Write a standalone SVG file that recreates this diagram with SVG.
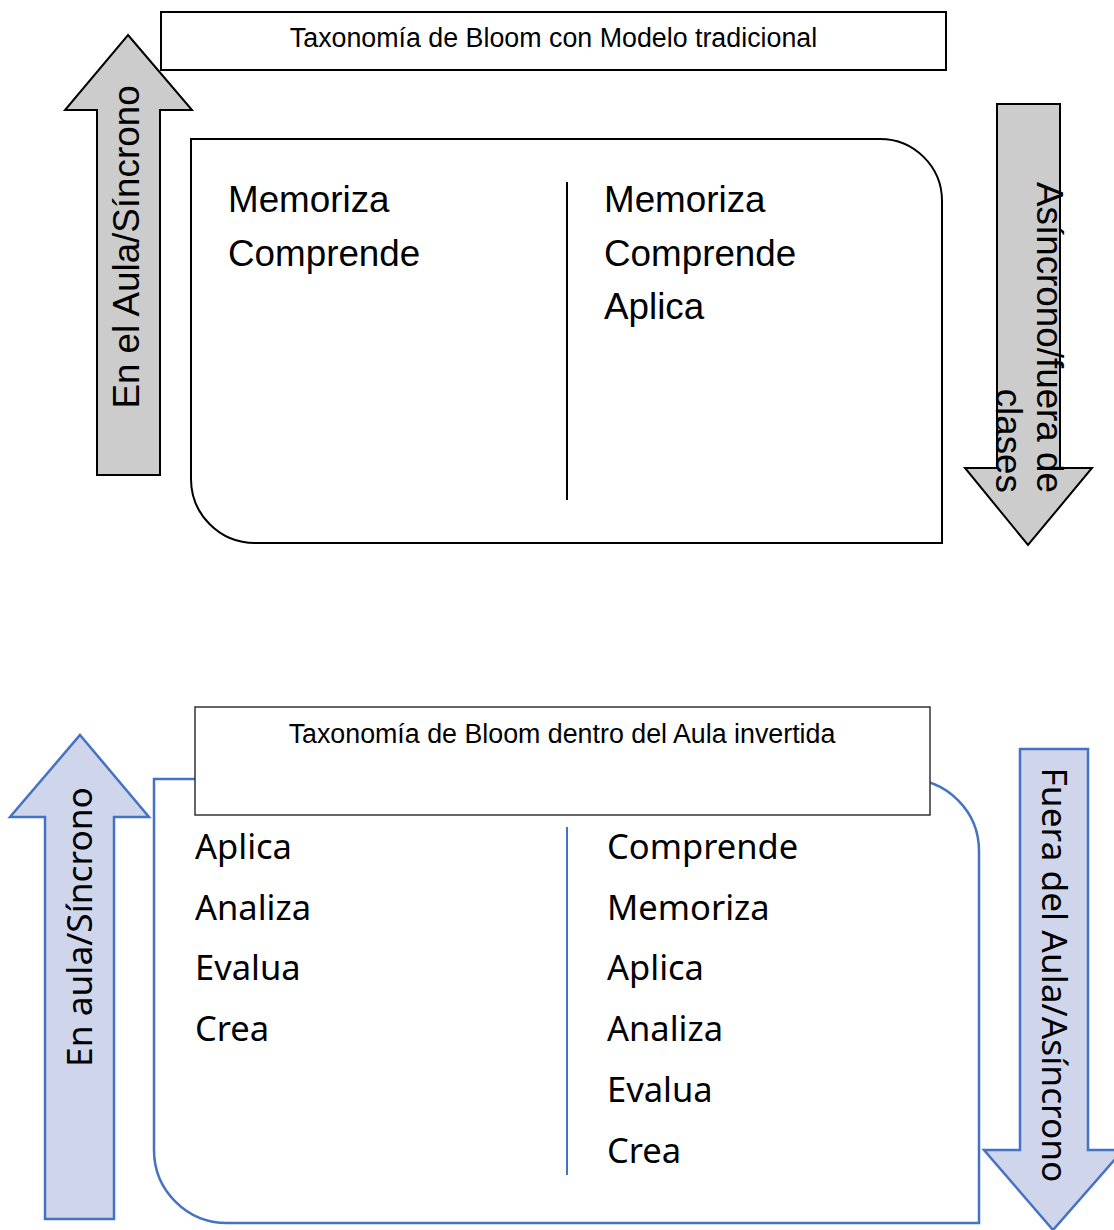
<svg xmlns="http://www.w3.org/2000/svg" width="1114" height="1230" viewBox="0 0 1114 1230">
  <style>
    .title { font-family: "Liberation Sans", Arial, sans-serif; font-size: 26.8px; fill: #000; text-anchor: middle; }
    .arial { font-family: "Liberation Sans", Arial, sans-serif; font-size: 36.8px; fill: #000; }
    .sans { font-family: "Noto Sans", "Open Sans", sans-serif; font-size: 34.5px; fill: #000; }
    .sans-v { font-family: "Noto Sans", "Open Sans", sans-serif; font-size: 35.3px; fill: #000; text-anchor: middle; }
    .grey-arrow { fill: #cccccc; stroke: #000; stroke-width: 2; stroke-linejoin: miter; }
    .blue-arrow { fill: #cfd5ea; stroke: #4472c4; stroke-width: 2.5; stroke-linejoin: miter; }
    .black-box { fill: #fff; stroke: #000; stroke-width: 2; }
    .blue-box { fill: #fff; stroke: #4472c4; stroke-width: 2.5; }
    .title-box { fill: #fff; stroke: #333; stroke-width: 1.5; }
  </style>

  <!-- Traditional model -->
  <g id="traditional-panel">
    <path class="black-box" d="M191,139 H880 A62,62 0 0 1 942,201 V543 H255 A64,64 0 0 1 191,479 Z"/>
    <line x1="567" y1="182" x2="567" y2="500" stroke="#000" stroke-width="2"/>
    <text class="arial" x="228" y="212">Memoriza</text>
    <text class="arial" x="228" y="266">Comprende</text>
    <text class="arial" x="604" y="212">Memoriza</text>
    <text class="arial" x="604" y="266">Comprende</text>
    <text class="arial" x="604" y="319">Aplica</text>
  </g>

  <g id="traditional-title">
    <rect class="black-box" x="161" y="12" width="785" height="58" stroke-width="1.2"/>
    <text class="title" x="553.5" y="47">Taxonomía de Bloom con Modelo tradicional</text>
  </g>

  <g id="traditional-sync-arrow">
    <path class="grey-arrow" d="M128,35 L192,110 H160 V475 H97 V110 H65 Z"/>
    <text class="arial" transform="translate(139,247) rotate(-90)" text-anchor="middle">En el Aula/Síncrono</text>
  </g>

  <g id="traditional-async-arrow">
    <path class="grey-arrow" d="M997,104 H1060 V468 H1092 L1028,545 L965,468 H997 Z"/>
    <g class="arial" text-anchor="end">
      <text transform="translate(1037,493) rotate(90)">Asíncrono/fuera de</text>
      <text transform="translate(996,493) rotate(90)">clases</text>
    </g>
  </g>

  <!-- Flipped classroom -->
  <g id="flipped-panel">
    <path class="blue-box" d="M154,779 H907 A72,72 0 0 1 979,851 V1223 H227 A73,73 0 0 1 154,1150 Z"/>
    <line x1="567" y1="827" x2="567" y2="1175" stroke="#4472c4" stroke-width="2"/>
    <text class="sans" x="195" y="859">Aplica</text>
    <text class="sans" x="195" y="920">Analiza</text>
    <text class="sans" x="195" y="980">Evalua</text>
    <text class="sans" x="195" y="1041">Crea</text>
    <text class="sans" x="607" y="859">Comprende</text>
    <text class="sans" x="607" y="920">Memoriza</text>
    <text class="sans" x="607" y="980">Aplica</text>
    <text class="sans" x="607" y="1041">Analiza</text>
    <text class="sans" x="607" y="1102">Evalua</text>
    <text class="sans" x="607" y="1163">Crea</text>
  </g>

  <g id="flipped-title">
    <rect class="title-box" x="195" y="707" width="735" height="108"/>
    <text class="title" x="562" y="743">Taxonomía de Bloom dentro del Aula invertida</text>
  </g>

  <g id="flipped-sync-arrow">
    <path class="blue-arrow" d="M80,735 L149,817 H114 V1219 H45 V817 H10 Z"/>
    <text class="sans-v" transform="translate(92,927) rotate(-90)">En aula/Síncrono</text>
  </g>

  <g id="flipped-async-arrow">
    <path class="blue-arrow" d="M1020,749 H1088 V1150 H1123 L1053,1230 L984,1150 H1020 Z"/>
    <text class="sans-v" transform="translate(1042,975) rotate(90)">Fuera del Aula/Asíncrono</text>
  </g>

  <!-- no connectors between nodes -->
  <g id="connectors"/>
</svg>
--
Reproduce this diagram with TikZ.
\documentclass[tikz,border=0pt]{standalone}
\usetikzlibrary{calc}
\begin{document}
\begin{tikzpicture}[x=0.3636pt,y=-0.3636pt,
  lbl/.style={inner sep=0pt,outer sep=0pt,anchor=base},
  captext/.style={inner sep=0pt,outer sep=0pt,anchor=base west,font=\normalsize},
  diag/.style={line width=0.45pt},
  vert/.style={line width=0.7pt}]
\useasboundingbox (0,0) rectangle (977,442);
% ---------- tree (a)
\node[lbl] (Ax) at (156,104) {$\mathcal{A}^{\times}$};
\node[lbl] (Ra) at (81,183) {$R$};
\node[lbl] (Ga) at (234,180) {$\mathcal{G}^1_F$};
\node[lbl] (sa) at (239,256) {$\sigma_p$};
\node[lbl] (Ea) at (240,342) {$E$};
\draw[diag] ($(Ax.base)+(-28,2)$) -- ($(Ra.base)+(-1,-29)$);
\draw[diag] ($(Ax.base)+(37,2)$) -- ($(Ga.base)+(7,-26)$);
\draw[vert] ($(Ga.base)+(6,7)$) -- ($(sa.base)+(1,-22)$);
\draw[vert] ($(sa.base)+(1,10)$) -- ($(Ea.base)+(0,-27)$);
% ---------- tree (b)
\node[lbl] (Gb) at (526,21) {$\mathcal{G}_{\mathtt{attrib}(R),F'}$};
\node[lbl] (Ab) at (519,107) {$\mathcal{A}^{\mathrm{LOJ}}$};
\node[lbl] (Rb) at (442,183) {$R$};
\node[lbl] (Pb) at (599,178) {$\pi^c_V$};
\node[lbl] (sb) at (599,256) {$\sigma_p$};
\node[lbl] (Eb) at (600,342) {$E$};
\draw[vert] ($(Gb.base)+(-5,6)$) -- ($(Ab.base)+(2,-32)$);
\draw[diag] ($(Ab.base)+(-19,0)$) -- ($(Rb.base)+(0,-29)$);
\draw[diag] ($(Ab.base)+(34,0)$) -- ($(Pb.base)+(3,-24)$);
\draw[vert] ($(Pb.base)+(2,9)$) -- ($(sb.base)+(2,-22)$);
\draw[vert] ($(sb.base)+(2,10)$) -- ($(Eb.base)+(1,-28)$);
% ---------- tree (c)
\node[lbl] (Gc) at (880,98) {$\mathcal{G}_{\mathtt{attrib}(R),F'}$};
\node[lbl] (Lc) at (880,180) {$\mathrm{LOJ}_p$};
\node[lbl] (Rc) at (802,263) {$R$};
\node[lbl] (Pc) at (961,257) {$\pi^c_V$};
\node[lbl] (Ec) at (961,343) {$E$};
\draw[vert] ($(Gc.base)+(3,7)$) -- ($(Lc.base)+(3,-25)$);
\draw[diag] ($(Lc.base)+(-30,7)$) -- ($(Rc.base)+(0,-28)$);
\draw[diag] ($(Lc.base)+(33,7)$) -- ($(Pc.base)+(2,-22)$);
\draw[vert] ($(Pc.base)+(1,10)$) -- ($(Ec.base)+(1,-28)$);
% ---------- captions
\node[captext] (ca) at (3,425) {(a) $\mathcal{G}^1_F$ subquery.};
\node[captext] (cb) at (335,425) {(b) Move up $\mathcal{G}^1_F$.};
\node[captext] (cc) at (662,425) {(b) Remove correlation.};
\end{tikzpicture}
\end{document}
---
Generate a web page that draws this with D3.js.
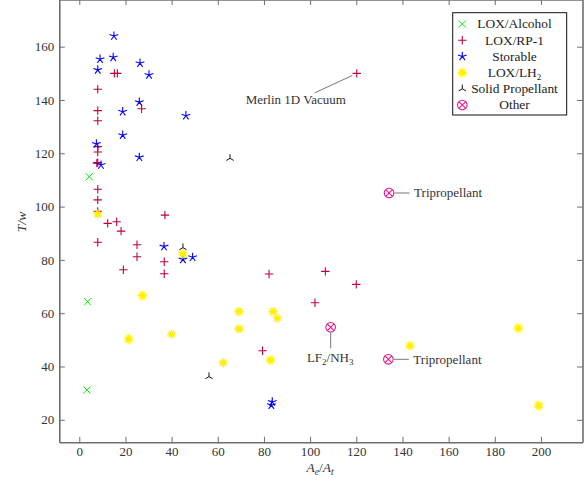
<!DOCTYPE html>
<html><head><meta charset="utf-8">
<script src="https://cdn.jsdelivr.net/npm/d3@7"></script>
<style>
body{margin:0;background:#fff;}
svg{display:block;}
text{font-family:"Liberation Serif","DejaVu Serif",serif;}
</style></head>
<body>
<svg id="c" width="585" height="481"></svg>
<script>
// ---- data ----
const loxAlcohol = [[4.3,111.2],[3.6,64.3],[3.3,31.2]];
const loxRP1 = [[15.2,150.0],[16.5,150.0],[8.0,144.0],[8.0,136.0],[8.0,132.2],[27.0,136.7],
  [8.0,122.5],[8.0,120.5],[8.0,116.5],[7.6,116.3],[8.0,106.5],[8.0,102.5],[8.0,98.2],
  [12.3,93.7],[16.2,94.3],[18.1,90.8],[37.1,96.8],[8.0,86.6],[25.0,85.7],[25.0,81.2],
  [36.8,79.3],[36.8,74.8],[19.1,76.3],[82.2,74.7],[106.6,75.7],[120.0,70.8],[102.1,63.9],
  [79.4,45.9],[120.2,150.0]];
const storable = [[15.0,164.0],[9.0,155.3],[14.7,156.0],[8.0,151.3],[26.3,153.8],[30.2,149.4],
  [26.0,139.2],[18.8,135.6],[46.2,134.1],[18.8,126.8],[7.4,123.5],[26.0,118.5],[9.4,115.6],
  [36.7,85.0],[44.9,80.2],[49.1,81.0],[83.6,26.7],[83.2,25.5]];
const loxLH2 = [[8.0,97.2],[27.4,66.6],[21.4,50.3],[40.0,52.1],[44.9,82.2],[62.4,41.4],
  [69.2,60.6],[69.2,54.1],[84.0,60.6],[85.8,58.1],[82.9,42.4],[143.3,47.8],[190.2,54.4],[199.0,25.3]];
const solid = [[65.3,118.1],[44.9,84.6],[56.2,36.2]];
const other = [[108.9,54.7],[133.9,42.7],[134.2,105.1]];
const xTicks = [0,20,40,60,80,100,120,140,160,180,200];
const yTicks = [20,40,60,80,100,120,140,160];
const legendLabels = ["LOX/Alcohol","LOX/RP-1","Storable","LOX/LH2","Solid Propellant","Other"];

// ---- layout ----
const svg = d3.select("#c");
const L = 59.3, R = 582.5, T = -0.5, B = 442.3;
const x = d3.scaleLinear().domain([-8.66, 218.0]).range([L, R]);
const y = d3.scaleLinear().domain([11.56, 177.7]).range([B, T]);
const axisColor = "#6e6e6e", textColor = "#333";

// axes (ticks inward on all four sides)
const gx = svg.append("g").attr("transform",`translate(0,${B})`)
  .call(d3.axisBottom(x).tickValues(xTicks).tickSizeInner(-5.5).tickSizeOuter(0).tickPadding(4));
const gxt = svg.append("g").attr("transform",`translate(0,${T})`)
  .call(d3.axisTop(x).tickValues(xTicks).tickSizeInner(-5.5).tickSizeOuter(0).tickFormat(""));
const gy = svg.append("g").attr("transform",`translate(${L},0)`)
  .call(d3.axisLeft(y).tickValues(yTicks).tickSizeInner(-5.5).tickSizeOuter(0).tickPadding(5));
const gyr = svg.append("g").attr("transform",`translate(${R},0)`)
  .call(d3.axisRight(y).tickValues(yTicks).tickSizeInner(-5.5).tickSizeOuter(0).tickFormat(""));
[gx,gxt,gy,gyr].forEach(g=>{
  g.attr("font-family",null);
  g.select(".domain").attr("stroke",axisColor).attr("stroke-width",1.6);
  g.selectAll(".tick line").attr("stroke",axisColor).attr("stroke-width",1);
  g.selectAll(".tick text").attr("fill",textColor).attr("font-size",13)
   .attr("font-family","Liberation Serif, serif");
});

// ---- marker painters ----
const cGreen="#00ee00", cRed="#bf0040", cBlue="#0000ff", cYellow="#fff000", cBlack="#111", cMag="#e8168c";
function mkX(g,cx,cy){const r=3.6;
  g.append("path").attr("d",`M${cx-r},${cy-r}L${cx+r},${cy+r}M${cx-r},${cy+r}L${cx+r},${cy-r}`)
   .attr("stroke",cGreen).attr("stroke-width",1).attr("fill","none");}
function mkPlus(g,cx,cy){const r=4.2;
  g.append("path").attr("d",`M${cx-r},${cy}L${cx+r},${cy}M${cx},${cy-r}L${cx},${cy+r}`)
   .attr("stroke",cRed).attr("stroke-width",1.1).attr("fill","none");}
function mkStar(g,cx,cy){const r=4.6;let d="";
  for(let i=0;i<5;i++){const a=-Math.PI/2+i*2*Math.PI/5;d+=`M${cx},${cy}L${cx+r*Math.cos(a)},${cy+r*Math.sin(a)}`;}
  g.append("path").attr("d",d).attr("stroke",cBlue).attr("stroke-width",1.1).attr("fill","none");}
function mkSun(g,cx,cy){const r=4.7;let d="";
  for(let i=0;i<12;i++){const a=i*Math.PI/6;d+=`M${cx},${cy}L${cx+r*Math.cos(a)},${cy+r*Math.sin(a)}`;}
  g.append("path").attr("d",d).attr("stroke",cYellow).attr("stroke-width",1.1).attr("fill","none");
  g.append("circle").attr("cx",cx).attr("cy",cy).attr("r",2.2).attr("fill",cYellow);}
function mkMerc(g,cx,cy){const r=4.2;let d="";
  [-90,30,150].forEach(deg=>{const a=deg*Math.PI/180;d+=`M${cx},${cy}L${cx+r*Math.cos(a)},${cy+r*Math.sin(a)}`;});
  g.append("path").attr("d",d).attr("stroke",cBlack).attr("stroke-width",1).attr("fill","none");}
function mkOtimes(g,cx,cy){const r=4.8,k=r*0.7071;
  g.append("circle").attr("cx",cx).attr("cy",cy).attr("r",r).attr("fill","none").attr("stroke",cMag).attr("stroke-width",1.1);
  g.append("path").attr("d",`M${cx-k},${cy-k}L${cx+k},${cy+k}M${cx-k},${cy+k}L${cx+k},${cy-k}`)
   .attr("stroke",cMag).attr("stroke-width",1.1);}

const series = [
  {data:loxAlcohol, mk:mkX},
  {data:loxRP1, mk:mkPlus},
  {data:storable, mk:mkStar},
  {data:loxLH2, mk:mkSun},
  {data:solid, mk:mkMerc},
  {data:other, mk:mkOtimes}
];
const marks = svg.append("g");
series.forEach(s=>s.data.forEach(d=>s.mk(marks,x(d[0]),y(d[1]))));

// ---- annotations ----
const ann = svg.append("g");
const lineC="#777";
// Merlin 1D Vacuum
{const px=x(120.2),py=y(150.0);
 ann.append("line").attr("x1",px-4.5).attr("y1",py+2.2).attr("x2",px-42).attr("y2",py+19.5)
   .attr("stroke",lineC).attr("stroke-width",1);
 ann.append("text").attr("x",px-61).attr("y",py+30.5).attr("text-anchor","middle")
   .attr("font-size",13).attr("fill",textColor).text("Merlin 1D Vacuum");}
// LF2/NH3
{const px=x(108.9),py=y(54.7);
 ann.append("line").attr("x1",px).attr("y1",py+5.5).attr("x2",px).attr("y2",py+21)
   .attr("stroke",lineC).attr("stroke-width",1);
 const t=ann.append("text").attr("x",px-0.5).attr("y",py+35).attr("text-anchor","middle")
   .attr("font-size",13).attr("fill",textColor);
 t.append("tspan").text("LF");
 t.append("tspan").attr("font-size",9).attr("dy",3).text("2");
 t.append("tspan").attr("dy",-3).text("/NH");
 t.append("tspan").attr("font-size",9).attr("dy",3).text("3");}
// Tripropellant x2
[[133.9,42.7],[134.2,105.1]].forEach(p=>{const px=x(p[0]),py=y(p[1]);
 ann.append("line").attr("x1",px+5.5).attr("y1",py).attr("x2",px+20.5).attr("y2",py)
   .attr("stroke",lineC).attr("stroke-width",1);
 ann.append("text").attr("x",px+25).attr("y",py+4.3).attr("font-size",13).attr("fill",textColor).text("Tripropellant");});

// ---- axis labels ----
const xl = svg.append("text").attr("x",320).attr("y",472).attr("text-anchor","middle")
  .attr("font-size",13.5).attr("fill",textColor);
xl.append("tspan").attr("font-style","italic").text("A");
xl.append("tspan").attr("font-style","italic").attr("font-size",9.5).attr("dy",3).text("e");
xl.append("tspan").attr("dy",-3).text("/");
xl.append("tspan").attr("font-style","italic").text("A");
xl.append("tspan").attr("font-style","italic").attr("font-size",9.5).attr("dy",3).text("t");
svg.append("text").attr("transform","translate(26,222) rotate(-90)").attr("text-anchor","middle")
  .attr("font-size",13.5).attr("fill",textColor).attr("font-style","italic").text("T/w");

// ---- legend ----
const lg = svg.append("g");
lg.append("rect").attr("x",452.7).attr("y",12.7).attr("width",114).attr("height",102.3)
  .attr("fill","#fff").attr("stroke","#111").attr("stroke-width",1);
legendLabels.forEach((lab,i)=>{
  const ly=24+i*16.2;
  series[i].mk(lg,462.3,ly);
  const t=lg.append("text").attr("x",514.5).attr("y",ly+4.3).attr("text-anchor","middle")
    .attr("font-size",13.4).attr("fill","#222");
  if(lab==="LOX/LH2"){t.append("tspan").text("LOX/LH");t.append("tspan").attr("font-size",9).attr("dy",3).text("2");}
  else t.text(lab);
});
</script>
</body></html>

■ EXERCISE DETAILS: Gather up every line from the listing above in which the word "diagram" occurs.

■ OUTPUT FOR THIS EXERCISE:
Write a standalone SVG file that recreates this diagram with SVG.
Reproduce this diagram with TikZ.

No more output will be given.